***** DATA SEGMENT *****
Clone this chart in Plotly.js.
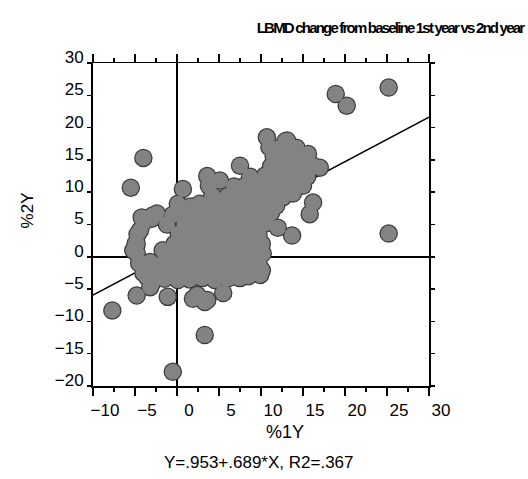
<!DOCTYPE html>
<html>
<head>
<meta charset="utf-8">
<script src="https://cdn.plot.ly/plotly-3.0.1.min.js"></script>
<style>
html,body{margin:0;padding:0;background:#fff;}
#chart{width:528px;height:479px;}
#chart .gtitle{letter-spacing:-1.8px;}
</style>
</head>
<body>
<div id="chart"></div>
<script>
// Data (% change from baseline, year 1 vs year 2)
const xRange = [-10, 30];
const yRange = [-20, 30];
const intercept = 0.953;
const slope = 0.689;

const pctY1 = [
  // outliers
  -4.0, -5.5, 0.7, 0.1, 3.6, 5.1, 7.5, 10.7, 13.1, 12.9, 18.9, 20.2, 25.2, 25.2,
  12.3, 13.8, 15.6, 17.0, 14.3, 11.9, 12.6, 16.2, 15.8, 12.0, 13.7, 10.3, 8.7,
  -7.7, -0.5, 3.3, -1.1, 5.5, -4.8, 3.3, 1.9, 2.4, 3.6, -3.2, -3.0, 9.9, 8.3, 6.7,
  // left edge
  -4.4, -4.8, -5.0, -5.2, -4.4, -3.6, -2.9, -2.4, -4.2, -1.7, 0.1, -0.2,
  // bottom row
  -3.2, -1.5, 0.0, 1.5, 3.0, 4.5, 6.0, 7.5, 8.5, 9.9, 10.1, 10.1,
  // row -2.5
  -4.0, -2.8, -1.2, 0.3, 1.8, 3.2, 4.7, 6.2, 7.6, 9.0, 10.0,
  // row -1
  -4.5, -3.2, -1.8, -0.3, 1.2, 2.6, 4.1, 5.6, 7.0, 8.4, 9.7,
  // row 0.5
  -4.8, -0.5, 0.8, 2.2, 3.6, 5.0, 6.5, 7.9, 9.3, 10.2,
  // row 2
  -4.9, -0.3, 1.2, 2.6, 4.0, 5.5, 7.0, 8.4, 9.8,
  // row 3.5
  -4.7, 0.2, 1.7, 3.1, 4.6, 6.0, 7.4, 8.9, 9.7,
  // row 5
  -4.0, -1.2, 0.9, 2.3, 3.8, 5.3, 6.8, 8.2, 9.6, 10.6,
  // row 6.5
  -3.0, -0.5, 1.0, 2.6, 4.2, 5.6, 7.1, 8.5, 10.0, 11.2,
  // row 8
  1.6, 3.2, 4.7, 6.2, 7.7, 9.2, 10.6, 11.8,
  // row 9.5
  2.7, 4.2, 6.0, 7.5, 8.9, 10.3, 11.5, 13.8,
  // row 11
  3.8, 6.8, 8.2, 9.9, 11.2, 12.5, 13.5, 15.0,
  // row 12.5
  8.7, 10.5, 12.0, 13.0, 15.5,
  // row 14+
  11.2, 13.5, 14.8, 16.2, 11.5, 12.3, 13.5, 15.0, 11.0, 12.2, 13.0, 14.2
];

const pctY2 = [
  // outliers
  15.3, 10.7, 10.5, 8.2, 12.5, 11.8, 14.1, 18.5, 18.0, 17.9, 25.2, 23.4, 26.2, 3.6,
  15.3, 12.9, 15.9, 13.8, 12.3, 13.8, 9.2, 8.4, 6.6, 4.5, 3.3, 7.2, 11.8,
  -8.3, -17.8, -12.1, -6.2, -5.6, -6.0, -7.0, -6.5, -5.9, -6.7, -4.7, -4.1, -2.6, -2.9, -3.1,
  // left edge
  4.1, 2.0, 1.5, 1.0, -1.0, -3.1, 6.4, 6.7, 6.1, 1.0, -3.6, -2.9,
  // bottom row
  -3.3, -3.4, -3.2, -3.5, -3.3, -3.6, -3.4, -3.3, -3.0, -2.8, 2.0, -2.1,
  // row -2.5
  -2.5, -2.3, -2.6, -2.4, -2.7, -2.4, -2.6, -2.3, -2.5, -2.4, -2.2,
  // row -1
  -1.0, -0.8, -1.1, -0.9, -1.2, -0.9, -1.0, -1.1, -0.8, -1.0, -0.9,
  // row 0.5
  0.6, 0.4, 0.5, 0.7, 0.4, 0.6, 0.5, 0.3, 0.6, 0.5,
  // row 2
  2.1, 2.0, 1.9, 2.2, 2.0, 1.8, 2.1, 2.0, 1.9,
  // row 3.5
  3.5, 3.6, 3.4, 3.5, 3.7, 3.4, 3.6, 3.5, 3.4,
  // row 5
  5.3, 5.0, 5.1, 4.9, 5.2, 5.0, 4.8, 5.1, 5.0, 5.2,
  // row 6.5
  5.9, 6.5, 6.6, 6.4, 6.7, 6.5, 6.4, 6.6, 6.5, 6.8,
  // row 8
  7.8, 8.0, 8.1, 7.9, 8.2, 8.0, 8.1, 7.9,
  // row 9.5
  8.2, 9.5, 9.4, 9.6, 9.5, 9.7, 9.4, 9.8,
  // row 11
  11.0, 10.9, 11.1, 11.0, 11.2, 10.9, 11.1, 11.0,
  // row 12.5
  12.4, 12.6, 12.5, 12.7, 12.4,
  // row 14+
  14.0, 14.2, 13.9, 14.1, 15.6, 15.4, 15.5, 15.7, 17.0, 16.8, 17.1, 16.9
];

const lineX = xRange.slice();
const lineY = lineX.map(v => intercept + slope * v);

const font = 'Liberation Sans, Arial, sans-serif';

const traces = [
  {
    x: lineX, y: lineY, mode: 'lines', type: 'scatter',
    line: {color: '#000', width: 1.5}, hoverinfo: 'skip', showlegend: false
  },
  // dark rim layer (gives the merged blob its dark outline)
  {
    x: pctY1, y: pctY2, mode: 'markers', type: 'scatter',
    marker: {size: 18.5, color: '#3c3c3c', line: {width: 0}},
    showlegend: false, hoverinfo: 'skip'
  },
  // grey fill layer
  {
    x: pctY1, y: pctY2, mode: 'markers', type: 'scatter',
    marker: {size: 16, color: '#838383', line: {width: 0}},
    showlegend: false
  }
];

const axisCommon = {
  showline: true, linecolor: '#000', linewidth: 1.5, mirror: 'ticks',
  showgrid: false, zeroline: true, zerolinecolor: '#000', zerolinewidth: 1.5,
  ticks: 'outside', tickcolor: '#000', tickwidth: 1.5,
  tickfont: {family: font, size: 17, color: '#000'}
};

const layout = {
  width: 528, height: 479,
  margin: {l: 93, r: 99, t: 63, b: 93},
  paper_bgcolor: '#fff', plot_bgcolor: '#fff',
  showlegend: false,
  title: {
    text: '<b>LBMD change from baseline 1st year vs 2nd year</b>',
    font: {family: font, size: 15, color: '#000'},
    x: 390 / 528, xref: 'container', xanchor: 'center',
    y: 1 - 28 / 479, yref: 'container', yanchor: 'middle'
  },
  xaxis: Object.assign({}, axisCommon, {
    range: xRange, tick0: -10, dtick: 5, ticklen: 8,
    ticklabelshift: 12,
    minor: {dtick: 2.5, ticks: 'outside', ticklen: 4, tickcolor: '#000', tickwidth: 1.2}
  }),
  yaxis: Object.assign({}, axisCommon, {
    range: yRange, tick0: -20, dtick: 5, ticklen: 4, linewidth: 2,
    ticklabelshift: -6, ticklabelstandoff: 0
  }),
  annotations: [
    {text: '%1Y', xref: 'paper', yref: 'paper', x: 0.571, y: -0.142,
     xanchor: 'center', yanchor: 'middle', showarrow: false,
     font: {family: font, size: 18, color: '#000'}},
    {text: 'Y=.953+.689*X, R2=.367', xref: 'paper', yref: 'paper', x: 0.494, y: -0.238,
     xanchor: 'center', yanchor: 'middle', showarrow: false,
     font: {family: font, size: 17, color: '#000'}},
    {text: '%2Y', xref: 'paper', yref: 'paper', x: -0.196, y: 0.544,
     xanchor: 'center', yanchor: 'middle', showarrow: false, textangle: -90,
     font: {family: font, size: 17, color: '#000'}}
  ]
};

Plotly.newPlot('chart', traces, layout, {displayModeBar: false, staticPlot: true});
</script>
</body>
</html>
*****
Identify all lines where the word "chart" shows up. Copy them.

Clone this chart in Plotly.js.
#chart{width:528px;height:479px;}
#chart .gtitle{letter-spacing:-1.8px;}
<div id="chart"></div>
Plotly.newPlot('chart', traces, layout, {displayModeBar: false, staticPlot: true});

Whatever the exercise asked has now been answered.